Why is there a special new and delete for arrays?

Question

What is wrong with using delete instead of delete[]?

Is there something special happening under the covers for allocating and freeing arrays?

Why would it be different from malloc and free?

Answer 1

Objects created with new[] must use delete[]. Using delete is undefined on arrays.

With malloc and free you have a more simple situation. There is only 1 function that frees the data you allocate, there is no concept of a destructor being called either. The confusion just comes in because delete[] and delete look similar. Actually they are 2 completely different functions.

Using delete won't call the correct function to delete the memory. It should call delete[](void*) but instead it calls delete(void*). For this reason you can't rely on using delete for memory allocated with new[]

See this C++ FAQ

[16.13] Can I drop the [] when deleteing array of some built-in type (char, int, etc)?

No!

Sometimes programmers think that the [] in the delete[] p only exists so the compiler will call the appropriate destructors for all elements in the array. Because of this reasoning, they assume that an array of some built-in type such as char or int can be deleted without the []. E.g., they assume the following is valid code:

void userCode(int n)  {
    char* p = new char[n];
    ...
    delete p; // ← ERROR! Should be delete[] p !
}

But the above code is wrong, and it can cause a disaster at runtime. In particular, the code that's called for delete p is operator delete(void*), but the code that's called for delete[] p is operator delete[](void*). The default behavior for the latter is to call the former, but users are allowed to replace the latter with a different behavior (in which case they would normally also replace the corresponding new code in operator new[](size_t)). If they replaced the delete[] code so it wasn't compatible with the delete code, and you called the wrong one (i.e., if you said delete p rather than delete[] p), you could end up with a disaster at runtime.
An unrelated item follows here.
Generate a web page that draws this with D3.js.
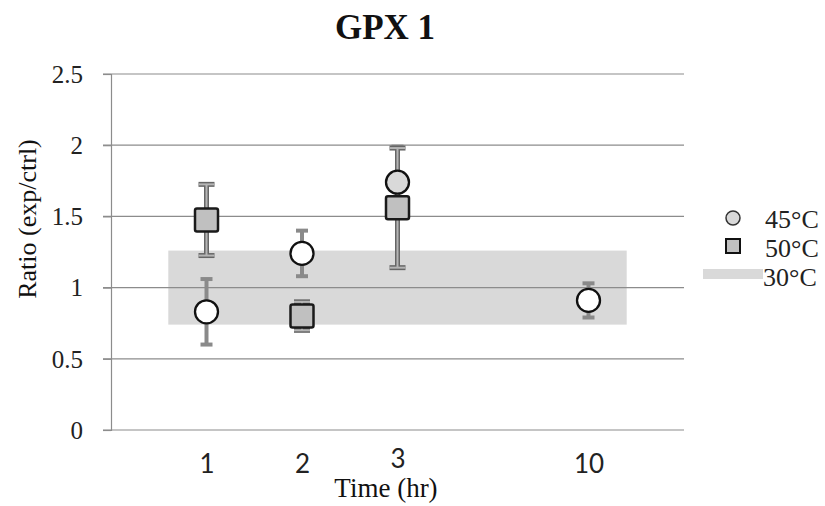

Why does delete[] exist in the first place?

Whether you do x or y:

 char * x = new char[100]; 
 char * y = new char;

Both are stored in char * typed variables.

I think the reason for the decision of delete, and delete[] goes along with a long list of decisions that are in favor of efficiency in C++. It is so that there is no enforced price to do a lookup of how much needs to be deleted for a normal delete operation.

Having 2 new and new[] seems only logical to have delete and delete[] anyway for symmetry.